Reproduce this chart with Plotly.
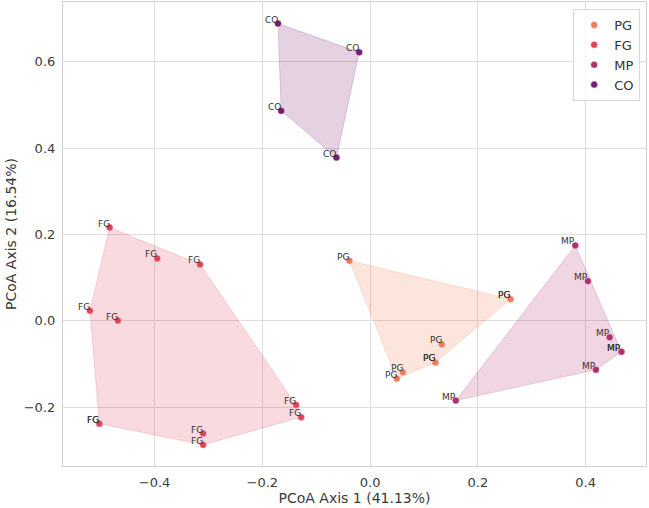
import plotly.graph_objects as go

groups = ["PG", "FG", "MP", "CO"]
colors = {"PG": "#ee7c57", "FG": "#e1445a", "MP": "#b0306d", "CO": "#761d6d"}
fills = {"PG": "rgba(238,124,87,0.2)", "FG": "rgba(225,68,90,0.2)",
         "MP": "rgba(176,48,109,0.2)", "CO": "rgba(118,29,109,0.2)"}

pg_x = [-0.0384, 0.260, 0.2605, 0.133, 0.1207, 0.1212, 0.0607, 0.0495]
pg_y = [0.139, 0.0505, 0.0502, -0.0544, -0.096, -0.0963, -0.119, -0.1337]

fg_x = [-0.4834, -0.395, -0.3157, -0.520, -0.468, -0.503, -0.5025, -0.310, -0.310, -0.1374, -0.128]
fg_y = [0.216, 0.1445, 0.1306, 0.0236, 0.0005, -0.2377, -0.2380, -0.2608, -0.287, -0.1946, -0.223]

mp_x = [0.3807, 0.4042, 0.4445, 0.466, 0.4665, 0.419, 0.159]
mp_y = [0.1746, 0.092, -0.038, -0.0713, -0.0716, -0.113, -0.1846]

co_x = [-0.171, -0.165, -0.0204, -0.0625]
co_y = [0.688, 0.486, 0.6215, 0.378]

data = {"PG": (pg_x, pg_y), "FG": (fg_x, fg_y), "MP": (mp_x, mp_y), "CO": (co_x, co_y)}


def hull(xs, ys):
    pts = sorted(set(zip(xs, ys)))
    if len(pts) <= 2:
        return pts

    def cross(o, a, b):
        return (a[0] - o[0]) * (b[1] - o[1]) - (a[1] - o[1]) * (b[0] - o[0])

    lower = []
    for p in pts:
        while len(lower) >= 2 and cross(lower[-2], lower[-1], p) <= 0:
            lower.pop()
        lower.append(p)
    upper = []
    for p in reversed(pts):
        while len(upper) >= 2 and cross(upper[-2], upper[-1], p) <= 0:
            upper.pop()
        upper.append(p)
    return lower[:-1] + upper[:-1]


fig = go.Figure()

for g in groups:
    xs, ys = data[g]
    h = hull(xs, ys)
    hx = [p[0] for p in h] + [h[0][0]]
    hy = [p[1] for p in h] + [h[0][1]]
    fig.add_trace(go.Scatter(x=hx, y=hy, mode="lines", fill="toself",
                             fillcolor=fills[g], line=dict(color=fills[g], width=1),
                             showlegend=False, hoverinfo="skip"))

for g in groups:
    xs, ys = data[g]
    fig.add_trace(go.Scatter(x=xs, y=ys, mode="markers", name=g,
                             marker=dict(color=colors[g], size=7,
                                         line=dict(color="white", width=0.5))))

annotations = []
for g in groups:
    xs, ys = data[g]
    for x, y in zip(xs, ys):
        annotations.append(dict(x=x, y=y, xref="x", yref="y", text=g, showarrow=False,
                                xanchor="right", yanchor="bottom", xshift=2, yshift=-3,
                                font=dict(family="DejaVu Sans", size=9, color="#333333")))

axis_common = dict(showgrid=True, gridcolor="#dddddd", gridwidth=1,
                   showline=True, linecolor="#d0d0d0", linewidth=1.2, mirror=True,
                   zeroline=False, ticks="outside", ticklen=4,
                   tickcolor="rgba(0,0,0,0)",
                   tickfont=dict(family="DejaVu Sans", size=13, color="#3a3a3a"))

fig.update_xaxes(range=[-0.570, 0.512], tickvals=[-0.4, -0.2, 0.0, 0.2, 0.4],
                 ticktext=["\u22120.4", "\u22120.2", "0.0", "0.2", "0.4"],
                 title=dict(text="PCoA Axis 1 (41.13%)", standoff=1,
                            font=dict(family="DejaVu Sans", size=14, color="#3a3a3a")),
                 **axis_common)
fig.update_yaxes(range=[-0.336, 0.738], tickvals=[-0.2, 0.0, 0.2, 0.4, 0.6],
                 ticktext=["\u22120.2", "0.0", "0.2", "0.4", "0.6"],
                 title=dict(text="PCoA Axis 2 (16.54%)", standoff=3,
                            font=dict(family="DejaVu Sans", size=14, color="#3a3a3a")),
                 **axis_common)

fig.update_layout(
    width=649, height=508,
    margin=dict(l=63, r=3, t=2, b=42),
    plot_bgcolor="white", paper_bgcolor="white",
    annotations=annotations,
    legend=dict(x=0.99, y=0.985, xanchor="right", yanchor="top",
                bgcolor="rgba(255,255,255,0.8)", bordercolor="#d8d8d8", borderwidth=1,
                font=dict(family="DejaVu Sans", size=13, color="#333333"),
                itemwidth=30),
    showlegend=True,
)

fig.write_html("out.html")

# [Task instructions]
Set down the material exactly, every line of it, except for the pictures.

# [Output below]
Reproduce this chart with Plotly.
import plotly.graph_objects as go

groups = ["PG", "FG", "MP", "CO"]
colors = {"PG": "#ee7c57", "FG": "#e1445a", "MP": "#b0306d", "CO": "#761d6d"}
fills = {"PG": "rgba(238,124,87,0.2)", "FG": "rgba(225,68,90,0.2)",
         "MP": "rgba(176,48,109,0.2)", "CO": "rgba(118,29,109,0.2)"}

pg_x = [-0.0384, 0.260, 0.2605, 0.133, 0.1207, 0.1212, 0.0607, 0.0495]
pg_y = [0.139, 0.0505, 0.0502, -0.0544, -0.096, -0.0963, -0.119, -0.1337]

fg_x = [-0.4834, -0.395, -0.3157, -0.520, -0.468, -0.503, -0.5025, -0.310, -0.310, -0.1374, -0.128]
fg_y = [0.216, 0.1445, 0.1306, 0.0236, 0.0005, -0.2377, -0.2380, -0.2608, -0.287, -0.1946, -0.223]

mp_x = [0.3807, 0.4042, 0.4445, 0.466, 0.4665, 0.419, 0.159]
mp_y = [0.1746, 0.092, -0.038, -0.0713, -0.0716, -0.113, -0.1846]

co_x = [-0.171, -0.165, -0.0204, -0.0625]
co_y = [0.688, 0.486, 0.6215, 0.378]

data = {"PG": (pg_x, pg_y), "FG": (fg_x, fg_y), "MP": (mp_x, mp_y), "CO": (co_x, co_y)}


def hull(xs, ys):
    pts = sorted(set(zip(xs, ys)))
    if len(pts) <= 2:
        return pts

    def cross(o, a, b):
        return (a[0] - o[0]) * (b[1] - o[1]) - (a[1] - o[1]) * (b[0] - o[0])

    lower = []
    for p in pts:
        while len(lower) >= 2 and cross(lower[-2], lower[-1], p) <= 0:
            lower.pop()
        lower.append(p)
    upper = []
    for p in reversed(pts):
        while len(upper) >= 2 and cross(upper[-2], upper[-1], p) <= 0:
            upper.pop()
        upper.append(p)
    return lower[:-1] + upper[:-1]


fig = go.Figure()

for g in groups:
    xs, ys = data[g]
    h = hull(xs, ys)
    hx = [p[0] for p in h] + [h[0][0]]
    hy = [p[1] for p in h] + [h[0][1]]
    fig.add_trace(go.Scatter(x=hx, y=hy, mode="lines", fill="toself",
                             fillcolor=fills[g], line=dict(color=fills[g], width=1),
                             showlegend=False, hoverinfo="skip"))

for g in groups:
    xs, ys = data[g]
    fig.add_trace(go.Scatter(x=xs, y=ys, mode="markers", name=g,
                             marker=dict(color=colors[g], size=7,
                                         line=dict(color="white", width=0.5))))

annotations = []
for g in groups:
    xs, ys = data[g]
    for x, y in zip(xs, ys):
        annotations.append(dict(x=x, y=y, xref="x", yref="y", text=g, showarrow=False,
                                xanchor="right", yanchor="bottom", xshift=2, yshift=-3,
                                font=dict(family="DejaVu Sans", size=9, color="#333333")))

axis_common = dict(showgrid=True, gridcolor="#dddddd", gridwidth=1,
                   showline=True, linecolor="#d0d0d0", linewidth=1.2, mirror=True,
                   zeroline=False, ticks="outside", ticklen=4,
                   tickcolor="rgba(0,0,0,0)",
                   tickfont=dict(family="DejaVu Sans", size=13, color="#3a3a3a"))

fig.update_xaxes(range=[-0.570, 0.512], tickvals=[-0.4, -0.2, 0.0, 0.2, 0.4],
                 ticktext=["\u22120.4", "\u22120.2", "0.0", "0.2", "0.4"],
                 title=dict(text="PCoA Axis 1 (41.13%)", standoff=1,
                            font=dict(family="DejaVu Sans", size=14, color="#3a3a3a")),
                 **axis_common)
fig.update_yaxes(range=[-0.336, 0.738], tickvals=[-0.2, 0.0, 0.2, 0.4, 0.6],
                 ticktext=["\u22120.2", "0.0", "0.2", "0.4", "0.6"],
                 title=dict(text="PCoA Axis 2 (16.54%)", standoff=3,
                            font=dict(family="DejaVu Sans", size=14, color="#3a3a3a")),
                 **axis_common)

fig.update_layout(
    width=649, height=508,
    margin=dict(l=63, r=3, t=2, b=42),
    plot_bgcolor="white", paper_bgcolor="white",
    annotations=annotations,
    legend=dict(x=0.99, y=0.985, xanchor="right", yanchor="top",
                bgcolor="rgba(255,255,255,0.8)", bordercolor="#d8d8d8", borderwidth=1,
                font=dict(family="DejaVu Sans", size=13, color="#333333"),
                itemwidth=30),
    showlegend=True,
)

fig.write_html("out.html")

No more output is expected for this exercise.